Inside the murder box – exploring some of the more extreme realities of our culture

Rowland Atkinson – University of Sheffield

Our culture is creating spaces of exception – places and experiences that allow us to dehumanise and exert our total will over others, or representations of others. This is the argument that Tom Rodgers and I made in this article which can be read fully and freely via the link.

This is a two-page summary of that article for the lay reader, an attempt to distill a fairly complex argument into a few paragraphs. Around us today we see the mainstreaming of more extreme forms of sexual and violent conduct. This is a fairly well-worn point to make. But the point today is that we do so through ever more easily accessed interfaces that include video game consoles, mobile phones, tablets, networked televisions and so on. Access to these points of access is also more or less unregulated, as any parent of a teenager will tell you. Alongside these means of accessing media the content of these spaces is not only more explicit, violent and largely unregulated, it is often interactive in environments that are photo-realistic (videogames) or involve interacting with other people (such as the use of webcams connected to remote places at which we can make requests for ‘whatever we want’). These spaces are relatively new, but more importantly they invoke a different kind of engagement with others that invokes a capacity to engage our desires, to rampage, to rape, to degrade, to observe. Whether we believe the impact of these engagements with real and virtual environments and actors is another question, but certainly the idea of spaces of cultural exception in which we can, and are encouraged to do whatever we want by providers of these services raises important questions about who ‘we’ are and where as a globally linked culture, we are going and the harms involved in these technologically mediated social changes.

Many accounts of crime and harm stress the decline in the volume of crime and in homicide globally. These trends are well evidenced but belie the fact that many forms of violence persist, have enormous variability between countries and key victim groups as well as being frequently under-reported. The idea that we are becoming more civilized can be undone fairly swiftly by some easy web searching. If we chose to do so we can experience any form of sexual conduct, real and staged forms of violent atrocity and the ‘fails’ and voyeurism of much online culture. These image- spaces in which violence and harm is experienced and indeed celebrated are important aspects of our culture today. In light of these changes it seems important to consider the kind of ‘state of suspension’ we find ourselves in as we unendingly flit between both the reality and infinite digital spectacle of crime, violence and social harm around us via online media.
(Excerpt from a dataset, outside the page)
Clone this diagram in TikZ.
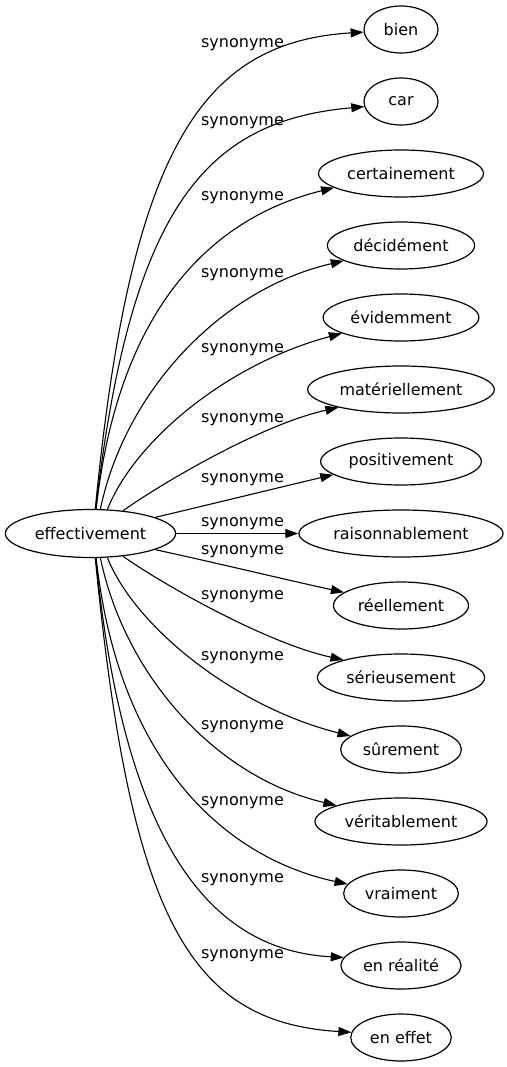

In the article we tried to develop the concept of a ‘murder box’. The murder box is a way of thinking about how we privately engage in what are ultimately mass experiences of harm, extreme and sadistic pleasures that are increasingly shared aspects of our social condition. We can slip into violent sandbox games (the usual example to offer here is Grand Theft Auto precisely because it is a very good example of these possibilities) or choose from enormous menus of what sexually interests us. By association, hyperlinks and recommendations our initial tastes and ideas can be reformed and connected to more extreme practices. Crucially, our experiences are shaped in what feel like enclosed and private spaces of experience that allow us to do away with the idea that we are morally obliged to others or that we risk some kind of infraction. A quick read of the straplines for many pornographic websites reveals a world in which we are invited to do what we want, to experience anything with an unending supply of avatars, actors or passive (mostly female) participants who are there just for us. In the world of videogaming the trope of all-powerful, hyper-masculine destroyer is too frequent to be noticeable, as is the vague use of a background state of emergency that justifies extreme violence to ‘terrorists’. Whether we might be concerned about these experiences is another question. Who is being harmed? Who cares? Could such outlets for raw desire help to reduce ‘real’ violence? Kids get old pretty quick these days, they can handle this. Many such responses seem to suggest we are in denial about the relationship between our new-found freedoms to do what we want online and retaining a hold on notions of humanity, reciprocity, altruism or behaviour that is conducive to a sense of togetherness and positive identity. Such ideas may indeed feel like fuzzy nonsense to you, or perhaps they need to be rendered in such terms because the enormity of challenging or redirecting these cultural shifts (embedded in many ways in what some refer to as geek masculinity) either appears impossible or because we would not want to see these spaces closed down because of our own needs. These are uncomfortable possibilities but plausible nevertheless.

When I used to lecture my criminology students I would tell them that snuff movies were not real but that the possibility that one had been made was an open question. Today it is possible for a child with a wifi connection to watch a series of beheadings. The desensitising and traumatising possibilities of these available media do indeed seem worrying. Worse, the desire for profit underlies the ways in which uncomfortable or appalling forms of pornography are produced for sale via monthly subscriptions across globally networked internet systems. The idea that simply nothing is wrong here or that this is just ‘ok’ seems, to put it mildly, hard to sustain. The next question, what we might do about the hidden harms of our culture, is much harder.